**Stored data:**
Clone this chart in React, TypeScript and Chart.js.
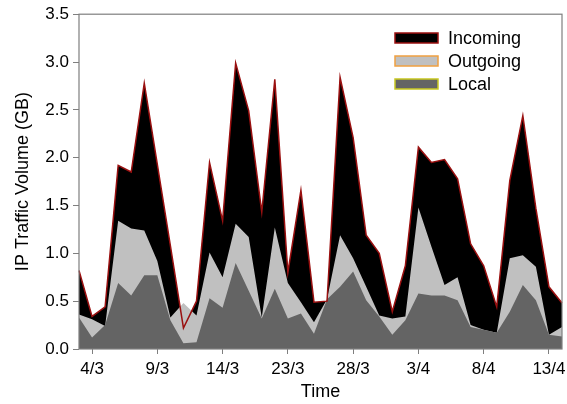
import React, { useEffect, useRef } from 'react';
import { Chart, registerables } from 'chart.js';

Chart.register(...registerables);

const categories = [
  '', '4/3', '', '', '', '', '9/3', '', '', '', '', '14/3', '', '', '', '', '23/3', '', '', '',
  '', '28/3', '', '', '', '', '3/4', '', '', '', '', '8/4', '', '', '', '', '13/4', '',
];

const incoming = [
  0.82, 0.34, 0.44, 1.92, 1.85, 2.78, 1.93, 1.08, 0.22, 0.50,
  1.95, 1.34, 2.99, 2.49, 1.43, 2.82, 0.80, 1.66, 0.49, 0.50,
  2.84, 2.21, 1.19, 1.00, 0.39, 0.87, 2.11, 1.95, 1.98, 1.78,
  1.10, 0.87, 0.44, 1.76, 2.44, 1.47, 0.65, 0.48,
];

const outgoing = [
  0.36, 0.31, 0.24, 1.34, 1.26, 1.24, 0.92, 0.33, 0.48, 0.35,
  1.01, 0.75, 1.31, 1.17, 0.33, 1.27, 0.69, 0.49, 0.28, 0.52,
  1.19, 0.95, 0.65, 0.35, 0.32, 0.34, 1.48, 1.07, 0.67, 0.75,
  0.25, 0.20, 0.17, 0.95, 0.98, 0.86, 0.15, 0.23,
];

const local = [
  0.33, 0.12, 0.25, 0.69, 0.56, 0.77, 0.77, 0.30, 0.06, 0.07,
  0.53, 0.43, 0.90, 0.61, 0.32, 0.63, 0.32, 0.37, 0.16, 0.52,
  0.65, 0.81, 0.51, 0.34, 0.15, 0.30, 0.58, 0.56, 0.56, 0.51,
  0.23, 0.20, 0.17, 0.39, 0.67, 0.51, 0.15, 0.13,
];

const seriesNames = ['Incoming', 'Outgoing', 'Local'];
const fillColors = ['#000000', '#c0c0c0', '#646464'];
const legendBorders = ['#9a1010', '#f0a040', '#c8c820'];

const FONT = "'Liberation Sans', Arial, sans-serif";
const AXIS_GRAY = '#7f7f7f';

const framePlugin = {
  id: 'frame',
  afterDatasetsDraw(chart: any) {
    const { ctx, chartArea } = chart;
    ctx.save();
    ctx.strokeStyle = AXIS_GRAY;
    ctx.lineWidth = 1.2;
    ctx.strokeRect(chartArea.left, chartArea.top, chartArea.right - chartArea.left, chartArea.bottom - chartArea.top);
    ctx.restore();
  },
};

const legendPlugin = {
  id: 'insideLegend',
  afterDraw(chart: any) {
    const { ctx } = chart;
    ctx.save();
    ctx.font = `18px ${FONT}`;
    ctx.textBaseline = 'middle';
    ctx.textAlign = 'left';
    chart.data.datasets.forEach((ds: any, i: number) => {
      const cy = 38 + i * 23;
      ctx.fillStyle = fillColors[i];
      ctx.fillRect(395, cy - 5, 43, 10);
      ctx.strokeStyle = legendBorders[i];
      ctx.lineWidth = 1.5;
      ctx.strokeRect(395, cy - 5, 43, 10);
      ctx.fillStyle = '#000';
      ctx.fillText(ds.label, 448, cy + 1);
    });
    ctx.restore();
  },
};

export default function App() {
  const canvasRef = useRef<HTMLCanvasElement | null>(null);

  useEffect(() => {
    if (!canvasRef.current) return;
    const chart = new Chart(canvasRef.current, {
      type: 'line',
      data: {
        labels: categories,
        datasets: [
          {
            label: seriesNames[0],
            data: incoming,
            backgroundColor: fillColors[0],
            borderColor: '#9a1010',
            borderWidth: 1.5,
            fill: 'origin',
            pointRadius: 0,
            tension: 0,
            order: 3,
          },
          {
            label: seriesNames[1],
            data: outgoing,
            backgroundColor: fillColors[1],
            borderColor: 'rgba(0,0,0,0)',
            borderWidth: 1,
            fill: 'origin',
            pointRadius: 0,
            tension: 0,
            order: 2,
          },
          {
            label: seriesNames[2],
            data: local,
            backgroundColor: fillColors[2],
            borderColor: 'rgba(0,0,0,0)',
            borderWidth: 1,
            fill: 'origin',
            pointRadius: 0,
            tension: 0,
            order: 1,
          },
        ],
      },
      options: {
        responsive: false,
        animation: false,
        layout: { padding: { top: 14, right: 4, left: 0, bottom: 0 } },
        plugins: {
          legend: { display: false },
          tooltip: { enabled: false },
          filler: { drawTime: 'beforeDatasetsDraw' },
        },
        scales: {
          x: {
            type: 'category',
            offset: false,
            border: { display: false },
            grid: {
              display: true,
              drawOnChartArea: false,
              drawTicks: true,
              tickLength: 5,
              tickColor: (c: any) => (categories[c.index] ? AXIS_GRAY : 'rgba(0,0,0,0)'),
            },
            ticks: {
              autoSkip: false,
              maxRotation: 0,
              minRotation: 0,
              padding: 5,
              color: '#000',
              font: { family: FONT, size: 17 },
              callback: (_v: any, idx: number) => categories[idx],
            },
            title: {
              display: true,
              text: 'Time',
              color: '#000',
              font: { family: FONT, size: 18 },
              padding: { top: 0, bottom: 1 },
            },
            afterFit: (scale: any) => {
              scale.height = 55;
            },
          },
          y: {
            min: 0,
            max: 3.5,
            border: { display: false },
            grid: {
              display: true,
              drawOnChartArea: false,
              drawTicks: true,
              tickLength: 6,
              tickColor: AXIS_GRAY,
            },
            ticks: {
              stepSize: 0.5,
              padding: 4,
              color: '#000',
              font: { family: FONT, size: 17 },
              callback: (v: any) => Number(v).toFixed(1),
            },
            title: {
              display: true,
              text: 'IP Traffic Volume (GB)',
              color: '#000',
              font: { family: FONT, size: 18 },
              padding: { top: 12, bottom: 0 },
            },
            afterFit: (scale: any) => {
              scale.width = 79;
            },
          },
        },
      },
      plugins: [framePlugin, legendPlugin],
    });
    return () => chart.destroy();
  }, []);

  return (
    <div style={{ position: 'absolute', left: 0, top: 0, width: 567, height: 404, background: '#fff' }}>
      <canvas ref={canvasRef} width={567} height={404} style={{ display: 'block' }} />
    </div>
  );
}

**Your objective:**
Repeat the material above word for word and skip every image in it.

**Answer for the task:**
Clone this chart in React, TypeScript and Chart.js.
import React, { useEffect, useRef } from 'react';
import { Chart, registerables } from 'chart.js';

Chart.register(...registerables);

const categories = [
  '', '4/3', '', '', '', '', '9/3', '', '', '', '', '14/3', '', '', '', '', '23/3', '', '', '',
  '', '28/3', '', '', '', '', '3/4', '', '', '', '', '8/4', '', '', '', '', '13/4', '',
];

const incoming = [
  0.82, 0.34, 0.44, 1.92, 1.85, 2.78, 1.93, 1.08, 0.22, 0.50,
  1.95, 1.34, 2.99, 2.49, 1.43, 2.82, 0.80, 1.66, 0.49, 0.50,
  2.84, 2.21, 1.19, 1.00, 0.39, 0.87, 2.11, 1.95, 1.98, 1.78,
  1.10, 0.87, 0.44, 1.76, 2.44, 1.47, 0.65, 0.48,
];

const outgoing = [
  0.36, 0.31, 0.24, 1.34, 1.26, 1.24, 0.92, 0.33, 0.48, 0.35,
  1.01, 0.75, 1.31, 1.17, 0.33, 1.27, 0.69, 0.49, 0.28, 0.52,
  1.19, 0.95, 0.65, 0.35, 0.32, 0.34, 1.48, 1.07, 0.67, 0.75,
  0.25, 0.20, 0.17, 0.95, 0.98, 0.86, 0.15, 0.23,
];

const local = [
  0.33, 0.12, 0.25, 0.69, 0.56, 0.77, 0.77, 0.30, 0.06, 0.07,
  0.53, 0.43, 0.90, 0.61, 0.32, 0.63, 0.32, 0.37, 0.16, 0.52,
  0.65, 0.81, 0.51, 0.34, 0.15, 0.30, 0.58, 0.56, 0.56, 0.51,
  0.23, 0.20, 0.17, 0.39, 0.67, 0.51, 0.15, 0.13,
];

const seriesNames = ['Incoming', 'Outgoing', 'Local'];
const fillColors = ['#000000', '#c0c0c0', '#646464'];
const legendBorders = ['#9a1010', '#f0a040', '#c8c820'];

const FONT = "'Liberation Sans', Arial, sans-serif";
const AXIS_GRAY = '#7f7f7f';

const framePlugin = {
  id: 'frame',
  afterDatasetsDraw(chart: any) {
    const { ctx, chartArea } = chart;
    ctx.save();
    ctx.strokeStyle = AXIS_GRAY;
    ctx.lineWidth = 1.2;
    ctx.strokeRect(chartArea.left, chartArea.top, chartArea.right - chartArea.left, chartArea.bottom - chartArea.top);
    ctx.restore();
  },
};

const legendPlugin = {
  id: 'insideLegend',
  afterDraw(chart: any) {
    const { ctx } = chart;
    ctx.save();
    ctx.font = `18px ${FONT}`;
    ctx.textBaseline = 'middle';
    ctx.textAlign = 'left';
    chart.data.datasets.forEach((ds: any, i: number) => {
      const cy = 38 + i * 23;
      ctx.fillStyle = fillColors[i];
      ctx.fillRect(395, cy - 5, 43, 10);
      ctx.strokeStyle = legendBorders[i];
      ctx.lineWidth = 1.5;
      ctx.strokeRect(395, cy - 5, 43, 10);
      ctx.fillStyle = '#000';
      ctx.fillText(ds.label, 448, cy + 1);
    });
    ctx.restore();
  },
};

export default function App() {
  const canvasRef = useRef<HTMLCanvasElement | null>(null);

  useEffect(() => {
    if (!canvasRef.current) return;
    const chart = new Chart(canvasRef.current, {
      type: 'line',
      data: {
        labels: categories,
        datasets: [
          {
            label: seriesNames[0],
            data: incoming,
            backgroundColor: fillColors[0],
            borderColor: '#9a1010',
            borderWidth: 1.5,
            fill: 'origin',
            pointRadius: 0,
            tension: 0,
            order: 3,
          },
          {
            label: seriesNames[1],
            data: outgoing,
            backgroundColor: fillColors[1],
            borderColor: 'rgba(0,0,0,0)',
            borderWidth: 1,
            fill: 'origin',
            pointRadius: 0,
            tension: 0,
            order: 2,
          },
          {
            label: seriesNames[2],
            data: local,
            backgroundColor: fillColors[2],
            borderColor: 'rgba(0,0,0,0)',
            borderWidth: 1,
            fill: 'origin',
            pointRadius: 0,
            tension: 0,
            order: 1,
          },
        ],
      },
      options: {
        responsive: false,
        animation: false,
        layout: { padding: { top: 14, right: 4, left: 0, bottom: 0 } },
        plugins: {
          legend: { display: false },
          tooltip: { enabled: false },
          filler: { drawTime: 'beforeDatasetsDraw' },
        },
        scales: {
          x: {
            type: 'category',
            offset: false,
            border: { display: false },
            grid: {
              display: true,
              drawOnChartArea: false,
              drawTicks: true,
              tickLength: 5,
              tickColor: (c: any) => (categories[c.index] ? AXIS_GRAY : 'rgba(0,0,0,0)'),
            },
            ticks: {
              autoSkip: false,
              maxRotation: 0,
              minRotation: 0,
              padding: 5,
              color: '#000',
              font: { family: FONT, size: 17 },
              callback: (_v: any, idx: number) => categories[idx],
            },
            title: {
              display: true,
              text: 'Time',
              color: '#000',
              font: { family: FONT, size: 18 },
              padding: { top: 0, bottom: 1 },
            },
            afterFit: (scale: any) => {
              scale.height = 55;
            },
          },
          y: {
            min: 0,
            max: 3.5,
            border: { display: false },
            grid: {
              display: true,
              drawOnChartArea: false,
              drawTicks: true,
              tickLength: 6,
              tickColor: AXIS_GRAY,
            },
            ticks: {
              stepSize: 0.5,
              padding: 4,
              color: '#000',
              font: { family: FONT, size: 17 },
              callback: (v: any) => Number(v).toFixed(1),
            },
            title: {
              display: true,
              text: 'IP Traffic Volume (GB)',
              color: '#000',
              font: { family: FONT, size: 18 },
              padding: { top: 12, bottom: 0 },
            },
            afterFit: (scale: any) => {
              scale.width = 79;
            },
          },
        },
      },
      plugins: [framePlugin, legendPlugin],
    });
    return () => chart.destroy();
  }, []);

  return (
    <div style={{ position: 'absolute', left: 0, top: 0, width: 567, height: 404, background: '#fff' }}>
      <canvas ref={canvasRef} width={567} height={404} style={{ display: 'block' }} />
    </div>
  );
}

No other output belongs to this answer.